▶ [Input for this task]:
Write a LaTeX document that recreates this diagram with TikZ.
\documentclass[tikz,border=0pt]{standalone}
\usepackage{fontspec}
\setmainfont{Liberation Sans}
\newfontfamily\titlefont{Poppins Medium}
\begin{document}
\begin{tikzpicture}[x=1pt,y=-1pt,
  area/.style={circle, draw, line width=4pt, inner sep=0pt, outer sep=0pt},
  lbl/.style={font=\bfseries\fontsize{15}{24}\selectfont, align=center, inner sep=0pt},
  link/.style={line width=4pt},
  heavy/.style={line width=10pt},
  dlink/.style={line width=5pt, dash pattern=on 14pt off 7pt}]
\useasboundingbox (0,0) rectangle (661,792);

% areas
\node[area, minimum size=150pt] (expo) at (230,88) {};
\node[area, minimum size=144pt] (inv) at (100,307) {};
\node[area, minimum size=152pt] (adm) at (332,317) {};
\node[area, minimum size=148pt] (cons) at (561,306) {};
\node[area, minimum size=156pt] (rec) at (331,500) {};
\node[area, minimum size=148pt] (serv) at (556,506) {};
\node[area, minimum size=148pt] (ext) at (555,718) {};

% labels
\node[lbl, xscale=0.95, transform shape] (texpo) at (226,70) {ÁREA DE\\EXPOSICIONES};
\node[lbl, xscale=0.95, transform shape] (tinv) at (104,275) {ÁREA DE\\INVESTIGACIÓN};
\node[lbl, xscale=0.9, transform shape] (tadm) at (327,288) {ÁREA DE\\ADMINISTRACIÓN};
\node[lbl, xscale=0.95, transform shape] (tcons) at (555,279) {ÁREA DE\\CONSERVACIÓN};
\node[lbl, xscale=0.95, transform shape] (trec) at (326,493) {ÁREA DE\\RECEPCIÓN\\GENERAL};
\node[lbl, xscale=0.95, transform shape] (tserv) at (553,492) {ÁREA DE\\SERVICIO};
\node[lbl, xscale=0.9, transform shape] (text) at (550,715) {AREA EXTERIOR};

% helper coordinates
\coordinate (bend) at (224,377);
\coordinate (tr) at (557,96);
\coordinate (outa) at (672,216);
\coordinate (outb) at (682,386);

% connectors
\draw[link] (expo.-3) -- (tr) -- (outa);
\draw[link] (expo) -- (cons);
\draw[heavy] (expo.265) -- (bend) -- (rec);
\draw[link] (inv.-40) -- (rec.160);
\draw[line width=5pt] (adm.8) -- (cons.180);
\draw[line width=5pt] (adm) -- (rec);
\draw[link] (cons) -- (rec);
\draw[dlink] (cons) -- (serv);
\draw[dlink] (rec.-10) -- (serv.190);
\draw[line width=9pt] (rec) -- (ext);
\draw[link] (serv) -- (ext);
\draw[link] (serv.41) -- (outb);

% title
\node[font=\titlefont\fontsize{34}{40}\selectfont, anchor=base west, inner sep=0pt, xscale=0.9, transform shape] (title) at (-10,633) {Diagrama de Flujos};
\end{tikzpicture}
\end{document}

---

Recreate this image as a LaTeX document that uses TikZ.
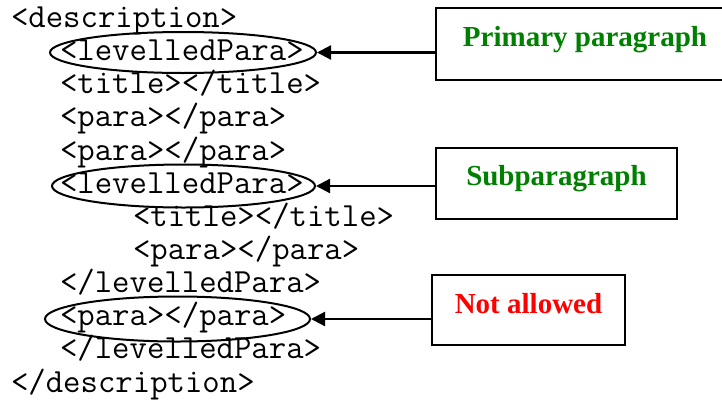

▶ [Exercise details]: Pull out all lines from the entries above in which the word "that" appears.

▶ [The answer]:
Write a LaTeX document that recreates this diagram with TikZ.
Recreate this image as a LaTeX document that uses TikZ.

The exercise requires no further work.